EXERCISE DIRECTIONS: Copy the data that follows, character for character, minus the pictures.

COLLECTED MATERIAL:
━━━━
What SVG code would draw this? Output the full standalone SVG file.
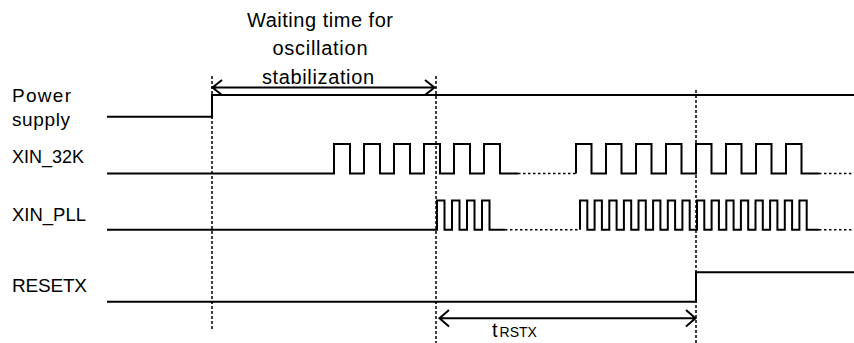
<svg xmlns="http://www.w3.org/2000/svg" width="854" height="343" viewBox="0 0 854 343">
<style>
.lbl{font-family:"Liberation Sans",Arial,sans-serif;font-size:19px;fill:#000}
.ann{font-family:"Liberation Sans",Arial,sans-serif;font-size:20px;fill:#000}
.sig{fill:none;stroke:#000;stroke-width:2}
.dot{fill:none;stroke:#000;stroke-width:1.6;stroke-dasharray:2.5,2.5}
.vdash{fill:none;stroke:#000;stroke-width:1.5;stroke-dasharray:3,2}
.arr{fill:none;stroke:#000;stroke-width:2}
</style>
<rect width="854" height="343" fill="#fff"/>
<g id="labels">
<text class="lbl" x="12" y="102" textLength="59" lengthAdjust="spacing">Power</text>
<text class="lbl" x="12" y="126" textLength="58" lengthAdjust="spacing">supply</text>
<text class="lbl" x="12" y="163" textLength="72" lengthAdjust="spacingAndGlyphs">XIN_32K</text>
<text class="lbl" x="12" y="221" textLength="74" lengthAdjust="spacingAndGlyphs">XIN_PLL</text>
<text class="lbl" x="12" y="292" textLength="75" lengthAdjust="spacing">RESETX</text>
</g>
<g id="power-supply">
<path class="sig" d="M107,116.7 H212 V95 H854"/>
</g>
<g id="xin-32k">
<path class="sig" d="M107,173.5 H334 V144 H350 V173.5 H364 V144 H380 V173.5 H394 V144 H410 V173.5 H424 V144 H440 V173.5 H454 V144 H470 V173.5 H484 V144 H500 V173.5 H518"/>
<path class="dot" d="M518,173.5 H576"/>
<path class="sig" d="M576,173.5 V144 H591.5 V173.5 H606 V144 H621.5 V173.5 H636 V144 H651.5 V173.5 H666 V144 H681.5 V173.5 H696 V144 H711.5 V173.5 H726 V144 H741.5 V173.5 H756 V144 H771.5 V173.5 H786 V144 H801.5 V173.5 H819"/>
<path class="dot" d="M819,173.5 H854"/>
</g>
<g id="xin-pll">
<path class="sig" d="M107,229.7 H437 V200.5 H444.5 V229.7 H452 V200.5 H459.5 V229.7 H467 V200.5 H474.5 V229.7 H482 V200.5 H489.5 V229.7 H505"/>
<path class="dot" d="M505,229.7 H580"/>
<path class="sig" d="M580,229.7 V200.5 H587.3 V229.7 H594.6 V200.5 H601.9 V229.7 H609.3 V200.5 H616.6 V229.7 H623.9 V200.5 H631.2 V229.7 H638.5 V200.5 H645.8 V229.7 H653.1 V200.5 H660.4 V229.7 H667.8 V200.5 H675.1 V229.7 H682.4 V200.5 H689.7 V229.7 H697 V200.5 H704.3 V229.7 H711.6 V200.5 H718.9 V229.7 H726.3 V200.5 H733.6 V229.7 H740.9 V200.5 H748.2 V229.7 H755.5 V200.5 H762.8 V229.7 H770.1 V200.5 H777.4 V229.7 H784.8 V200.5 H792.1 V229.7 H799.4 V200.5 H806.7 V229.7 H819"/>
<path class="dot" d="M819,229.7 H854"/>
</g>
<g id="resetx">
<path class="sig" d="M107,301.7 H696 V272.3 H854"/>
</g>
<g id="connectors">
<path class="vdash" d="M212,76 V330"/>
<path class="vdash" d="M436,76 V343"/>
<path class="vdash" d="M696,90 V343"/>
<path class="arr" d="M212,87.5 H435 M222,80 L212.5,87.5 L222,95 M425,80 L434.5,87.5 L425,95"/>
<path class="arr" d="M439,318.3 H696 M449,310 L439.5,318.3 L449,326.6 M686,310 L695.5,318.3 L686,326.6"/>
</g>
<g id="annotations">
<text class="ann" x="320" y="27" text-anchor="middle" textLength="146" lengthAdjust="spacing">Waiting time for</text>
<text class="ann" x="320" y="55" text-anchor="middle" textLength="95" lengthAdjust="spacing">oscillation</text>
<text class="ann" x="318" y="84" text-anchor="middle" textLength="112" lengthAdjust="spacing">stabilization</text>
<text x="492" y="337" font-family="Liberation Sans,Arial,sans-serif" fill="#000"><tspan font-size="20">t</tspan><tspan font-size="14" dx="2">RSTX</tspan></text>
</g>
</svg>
━━━━
THE ANSWER:
What SVG code would draw this? Output the full standalone SVG file.
<svg xmlns="http://www.w3.org/2000/svg" width="854" height="343" viewBox="0 0 854 343">
<style>
.lbl{font-family:"Liberation Sans",Arial,sans-serif;font-size:19px;fill:#000}
.ann{font-family:"Liberation Sans",Arial,sans-serif;font-size:20px;fill:#000}
.sig{fill:none;stroke:#000;stroke-width:2}
.dot{fill:none;stroke:#000;stroke-width:1.6;stroke-dasharray:2.5,2.5}
.vdash{fill:none;stroke:#000;stroke-width:1.5;stroke-dasharray:3,2}
.arr{fill:none;stroke:#000;stroke-width:2}
</style>
<rect width="854" height="343" fill="#fff"/>
<g id="labels">
<text class="lbl" x="12" y="102" textLength="59" lengthAdjust="spacing">Power</text>
<text class="lbl" x="12" y="126" textLength="58" lengthAdjust="spacing">supply</text>
<text class="lbl" x="12" y="163" textLength="72" lengthAdjust="spacingAndGlyphs">XIN_32K</text>
<text class="lbl" x="12" y="221" textLength="74" lengthAdjust="spacingAndGlyphs">XIN_PLL</text>
<text class="lbl" x="12" y="292" textLength="75" lengthAdjust="spacing">RESETX</text>
</g>
<g id="power-supply">
<path class="sig" d="M107,116.7 H212 V95 H854"/>
</g>
<g id="xin-32k">
<path class="sig" d="M107,173.5 H334 V144 H350 V173.5 H364 V144 H380 V173.5 H394 V144 H410 V173.5 H424 V144 H440 V173.5 H454 V144 H470 V173.5 H484 V144 H500 V173.5 H518"/>
<path class="dot" d="M518,173.5 H576"/>
<path class="sig" d="M576,173.5 V144 H591.5 V173.5 H606 V144 H621.5 V173.5 H636 V144 H651.5 V173.5 H666 V144 H681.5 V173.5 H696 V144 H711.5 V173.5 H726 V144 H741.5 V173.5 H756 V144 H771.5 V173.5 H786 V144 H801.5 V173.5 H819"/>
<path class="dot" d="M819,173.5 H854"/>
</g>
<g id="xin-pll">
<path class="sig" d="M107,229.7 H437 V200.5 H444.5 V229.7 H452 V200.5 H459.5 V229.7 H467 V200.5 H474.5 V229.7 H482 V200.5 H489.5 V229.7 H505"/>
<path class="dot" d="M505,229.7 H580"/>
<path class="sig" d="M580,229.7 V200.5 H587.3 V229.7 H594.6 V200.5 H601.9 V229.7 H609.3 V200.5 H616.6 V229.7 H623.9 V200.5 H631.2 V229.7 H638.5 V200.5 H645.8 V229.7 H653.1 V200.5 H660.4 V229.7 H667.8 V200.5 H675.1 V229.7 H682.4 V200.5 H689.7 V229.7 H697 V200.5 H704.3 V229.7 H711.6 V200.5 H718.9 V229.7 H726.3 V200.5 H733.6 V229.7 H740.9 V200.5 H748.2 V229.7 H755.5 V200.5 H762.8 V229.7 H770.1 V200.5 H777.4 V229.7 H784.8 V200.5 H792.1 V229.7 H799.4 V200.5 H806.7 V229.7 H819"/>
<path class="dot" d="M819,229.7 H854"/>
</g>
<g id="resetx">
<path class="sig" d="M107,301.7 H696 V272.3 H854"/>
</g>
<g id="connectors">
<path class="vdash" d="M212,76 V330"/>
<path class="vdash" d="M436,76 V343"/>
<path class="vdash" d="M696,90 V343"/>
<path class="arr" d="M212,87.5 H435 M222,80 L212.5,87.5 L222,95 M425,80 L434.5,87.5 L425,95"/>
<path class="arr" d="M439,318.3 H696 M449,310 L439.5,318.3 L449,326.6 M686,310 L695.5,318.3 L686,326.6"/>
</g>
<g id="annotations">
<text class="ann" x="320" y="27" text-anchor="middle" textLength="146" lengthAdjust="spacing">Waiting time for</text>
<text class="ann" x="320" y="55" text-anchor="middle" textLength="95" lengthAdjust="spacing">oscillation</text>
<text class="ann" x="318" y="84" text-anchor="middle" textLength="112" lengthAdjust="spacing">stabilization</text>
<text x="492" y="337" font-family="Liberation Sans,Arial,sans-serif" fill="#000"><tspan font-size="20">t</tspan><tspan font-size="14" dx="2">RSTX</tspan></text>
</g>
</svg>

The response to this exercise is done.